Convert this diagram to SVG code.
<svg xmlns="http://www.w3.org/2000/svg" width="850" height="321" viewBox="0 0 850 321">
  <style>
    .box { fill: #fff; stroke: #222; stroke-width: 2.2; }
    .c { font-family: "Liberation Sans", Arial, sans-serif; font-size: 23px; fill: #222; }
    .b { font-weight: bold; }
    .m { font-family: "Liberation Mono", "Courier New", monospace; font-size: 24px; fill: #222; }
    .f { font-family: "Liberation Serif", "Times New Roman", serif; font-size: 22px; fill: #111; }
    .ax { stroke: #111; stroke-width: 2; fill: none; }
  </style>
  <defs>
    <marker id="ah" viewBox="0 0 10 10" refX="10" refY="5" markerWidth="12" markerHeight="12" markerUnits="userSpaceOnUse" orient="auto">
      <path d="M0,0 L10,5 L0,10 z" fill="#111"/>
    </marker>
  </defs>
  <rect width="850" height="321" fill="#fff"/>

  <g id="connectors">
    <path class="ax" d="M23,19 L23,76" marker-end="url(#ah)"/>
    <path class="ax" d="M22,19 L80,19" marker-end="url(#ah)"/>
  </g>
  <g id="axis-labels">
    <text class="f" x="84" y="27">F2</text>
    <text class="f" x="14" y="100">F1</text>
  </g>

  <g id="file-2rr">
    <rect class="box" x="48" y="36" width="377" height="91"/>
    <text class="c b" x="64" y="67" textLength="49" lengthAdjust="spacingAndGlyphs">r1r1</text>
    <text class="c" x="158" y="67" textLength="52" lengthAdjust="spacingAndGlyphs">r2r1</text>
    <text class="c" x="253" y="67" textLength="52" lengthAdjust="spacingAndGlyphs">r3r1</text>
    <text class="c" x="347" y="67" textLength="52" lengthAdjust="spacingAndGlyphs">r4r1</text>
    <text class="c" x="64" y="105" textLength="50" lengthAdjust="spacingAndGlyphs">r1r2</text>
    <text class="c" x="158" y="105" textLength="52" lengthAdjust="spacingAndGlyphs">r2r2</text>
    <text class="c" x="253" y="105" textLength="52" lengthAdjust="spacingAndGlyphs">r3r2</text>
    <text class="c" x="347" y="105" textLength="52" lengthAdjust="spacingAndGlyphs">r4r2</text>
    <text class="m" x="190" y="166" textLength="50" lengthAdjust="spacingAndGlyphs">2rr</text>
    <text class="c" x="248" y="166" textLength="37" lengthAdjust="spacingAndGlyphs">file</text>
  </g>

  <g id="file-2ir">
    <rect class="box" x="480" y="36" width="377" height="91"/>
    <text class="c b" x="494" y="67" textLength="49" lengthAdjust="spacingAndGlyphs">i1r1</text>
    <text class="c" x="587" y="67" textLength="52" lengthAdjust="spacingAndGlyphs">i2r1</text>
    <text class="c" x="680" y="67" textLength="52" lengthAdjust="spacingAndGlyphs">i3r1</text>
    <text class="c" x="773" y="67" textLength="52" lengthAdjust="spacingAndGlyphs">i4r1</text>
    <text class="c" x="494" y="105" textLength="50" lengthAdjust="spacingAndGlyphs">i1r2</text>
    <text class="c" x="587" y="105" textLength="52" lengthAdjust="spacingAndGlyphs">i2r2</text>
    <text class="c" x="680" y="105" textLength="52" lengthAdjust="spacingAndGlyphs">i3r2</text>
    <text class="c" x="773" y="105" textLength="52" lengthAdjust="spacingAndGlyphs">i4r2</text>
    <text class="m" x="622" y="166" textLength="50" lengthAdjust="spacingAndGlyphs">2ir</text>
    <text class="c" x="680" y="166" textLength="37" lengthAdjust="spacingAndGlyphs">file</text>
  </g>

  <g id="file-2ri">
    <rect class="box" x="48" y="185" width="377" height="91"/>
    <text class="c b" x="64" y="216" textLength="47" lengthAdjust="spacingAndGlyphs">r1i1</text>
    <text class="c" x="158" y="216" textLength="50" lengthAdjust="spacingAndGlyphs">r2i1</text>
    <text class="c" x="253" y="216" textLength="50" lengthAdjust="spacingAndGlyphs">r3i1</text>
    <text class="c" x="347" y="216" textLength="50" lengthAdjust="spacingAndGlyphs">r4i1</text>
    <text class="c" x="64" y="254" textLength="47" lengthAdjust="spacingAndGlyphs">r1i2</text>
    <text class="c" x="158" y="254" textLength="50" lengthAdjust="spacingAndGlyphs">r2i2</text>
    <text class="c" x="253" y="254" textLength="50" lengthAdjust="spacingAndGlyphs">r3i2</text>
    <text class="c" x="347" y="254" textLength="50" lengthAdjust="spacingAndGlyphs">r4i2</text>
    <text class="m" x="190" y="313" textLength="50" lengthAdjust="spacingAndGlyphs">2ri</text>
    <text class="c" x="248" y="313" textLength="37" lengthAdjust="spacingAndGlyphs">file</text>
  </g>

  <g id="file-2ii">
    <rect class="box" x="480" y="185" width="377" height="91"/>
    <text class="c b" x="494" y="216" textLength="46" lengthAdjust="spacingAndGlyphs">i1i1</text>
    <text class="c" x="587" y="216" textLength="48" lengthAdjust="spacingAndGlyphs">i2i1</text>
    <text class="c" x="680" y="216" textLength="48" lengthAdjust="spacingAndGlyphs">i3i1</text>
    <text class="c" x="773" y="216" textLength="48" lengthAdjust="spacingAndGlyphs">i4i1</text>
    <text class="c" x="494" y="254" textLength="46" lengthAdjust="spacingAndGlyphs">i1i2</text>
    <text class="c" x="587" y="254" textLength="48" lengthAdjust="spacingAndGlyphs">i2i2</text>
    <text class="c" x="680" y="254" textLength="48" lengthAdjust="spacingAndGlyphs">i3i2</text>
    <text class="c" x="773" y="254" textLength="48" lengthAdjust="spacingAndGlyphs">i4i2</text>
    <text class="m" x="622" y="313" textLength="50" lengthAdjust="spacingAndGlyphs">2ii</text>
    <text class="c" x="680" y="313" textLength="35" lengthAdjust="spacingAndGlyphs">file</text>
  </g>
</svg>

━━━━━━━━━━━━━━━━━━━━━━━━━━━━━━

* **Set task**: Output the whole listing above again, word for word.

* **Result**:
Convert this diagram to SVG code.
<svg xmlns="http://www.w3.org/2000/svg" width="850" height="321" viewBox="0 0 850 321">
  <style>
    .box { fill: #fff; stroke: #222; stroke-width: 2.2; }
    .c { font-family: "Liberation Sans", Arial, sans-serif; font-size: 23px; fill: #222; }
    .b { font-weight: bold; }
    .m { font-family: "Liberation Mono", "Courier New", monospace; font-size: 24px; fill: #222; }
    .f { font-family: "Liberation Serif", "Times New Roman", serif; font-size: 22px; fill: #111; }
    .ax { stroke: #111; stroke-width: 2; fill: none; }
  </style>
  <defs>
    <marker id="ah" viewBox="0 0 10 10" refX="10" refY="5" markerWidth="12" markerHeight="12" markerUnits="userSpaceOnUse" orient="auto">
      <path d="M0,0 L10,5 L0,10 z" fill="#111"/>
    </marker>
  </defs>
  <rect width="850" height="321" fill="#fff"/>

  <g id="connectors">
    <path class="ax" d="M23,19 L23,76" marker-end="url(#ah)"/>
    <path class="ax" d="M22,19 L80,19" marker-end="url(#ah)"/>
  </g>
  <g id="axis-labels">
    <text class="f" x="84" y="27">F2</text>
    <text class="f" x="14" y="100">F1</text>
  </g>

  <g id="file-2rr">
    <rect class="box" x="48" y="36" width="377" height="91"/>
    <text class="c b" x="64" y="67" textLength="49" lengthAdjust="spacingAndGlyphs">r1r1</text>
    <text class="c" x="158" y="67" textLength="52" lengthAdjust="spacingAndGlyphs">r2r1</text>
    <text class="c" x="253" y="67" textLength="52" lengthAdjust="spacingAndGlyphs">r3r1</text>
    <text class="c" x="347" y="67" textLength="52" lengthAdjust="spacingAndGlyphs">r4r1</text>
    <text class="c" x="64" y="105" textLength="50" lengthAdjust="spacingAndGlyphs">r1r2</text>
    <text class="c" x="158" y="105" textLength="52" lengthAdjust="spacingAndGlyphs">r2r2</text>
    <text class="c" x="253" y="105" textLength="52" lengthAdjust="spacingAndGlyphs">r3r2</text>
    <text class="c" x="347" y="105" textLength="52" lengthAdjust="spacingAndGlyphs">r4r2</text>
    <text class="m" x="190" y="166" textLength="50" lengthAdjust="spacingAndGlyphs">2rr</text>
    <text class="c" x="248" y="166" textLength="37" lengthAdjust="spacingAndGlyphs">file</text>
  </g>

  <g id="file-2ir">
    <rect class="box" x="480" y="36" width="377" height="91"/>
    <text class="c b" x="494" y="67" textLength="49" lengthAdjust="spacingAndGlyphs">i1r1</text>
    <text class="c" x="587" y="67" textLength="52" lengthAdjust="spacingAndGlyphs">i2r1</text>
    <text class="c" x="680" y="67" textLength="52" lengthAdjust="spacingAndGlyphs">i3r1</text>
    <text class="c" x="773" y="67" textLength="52" lengthAdjust="spacingAndGlyphs">i4r1</text>
    <text class="c" x="494" y="105" textLength="50" lengthAdjust="spacingAndGlyphs">i1r2</text>
    <text class="c" x="587" y="105" textLength="52" lengthAdjust="spacingAndGlyphs">i2r2</text>
    <text class="c" x="680" y="105" textLength="52" lengthAdjust="spacingAndGlyphs">i3r2</text>
    <text class="c" x="773" y="105" textLength="52" lengthAdjust="spacingAndGlyphs">i4r2</text>
    <text class="m" x="622" y="166" textLength="50" lengthAdjust="spacingAndGlyphs">2ir</text>
    <text class="c" x="680" y="166" textLength="37" lengthAdjust="spacingAndGlyphs">file</text>
  </g>

  <g id="file-2ri">
    <rect class="box" x="48" y="185" width="377" height="91"/>
    <text class="c b" x="64" y="216" textLength="47" lengthAdjust="spacingAndGlyphs">r1i1</text>
    <text class="c" x="158" y="216" textLength="50" lengthAdjust="spacingAndGlyphs">r2i1</text>
    <text class="c" x="253" y="216" textLength="50" lengthAdjust="spacingAndGlyphs">r3i1</text>
    <text class="c" x="347" y="216" textLength="50" lengthAdjust="spacingAndGlyphs">r4i1</text>
    <text class="c" x="64" y="254" textLength="47" lengthAdjust="spacingAndGlyphs">r1i2</text>
    <text class="c" x="158" y="254" textLength="50" lengthAdjust="spacingAndGlyphs">r2i2</text>
    <text class="c" x="253" y="254" textLength="50" lengthAdjust="spacingAndGlyphs">r3i2</text>
    <text class="c" x="347" y="254" textLength="50" lengthAdjust="spacingAndGlyphs">r4i2</text>
    <text class="m" x="190" y="313" textLength="50" lengthAdjust="spacingAndGlyphs">2ri</text>
    <text class="c" x="248" y="313" textLength="37" lengthAdjust="spacingAndGlyphs">file</text>
  </g>

  <g id="file-2ii">
    <rect class="box" x="480" y="185" width="377" height="91"/>
    <text class="c b" x="494" y="216" textLength="46" lengthAdjust="spacingAndGlyphs">i1i1</text>
    <text class="c" x="587" y="216" textLength="48" lengthAdjust="spacingAndGlyphs">i2i1</text>
    <text class="c" x="680" y="216" textLength="48" lengthAdjust="spacingAndGlyphs">i3i1</text>
    <text class="c" x="773" y="216" textLength="48" lengthAdjust="spacingAndGlyphs">i4i1</text>
    <text class="c" x="494" y="254" textLength="46" lengthAdjust="spacingAndGlyphs">i1i2</text>
    <text class="c" x="587" y="254" textLength="48" lengthAdjust="spacingAndGlyphs">i2i2</text>
    <text class="c" x="680" y="254" textLength="48" lengthAdjust="spacingAndGlyphs">i3i2</text>
    <text class="c" x="773" y="254" textLength="48" lengthAdjust="spacingAndGlyphs">i4i2</text>
    <text class="m" x="622" y="313" textLength="50" lengthAdjust="spacingAndGlyphs">2ii</text>
    <text class="c" x="680" y="313" textLength="35" lengthAdjust="spacingAndGlyphs">file</text>
  </g>
</svg>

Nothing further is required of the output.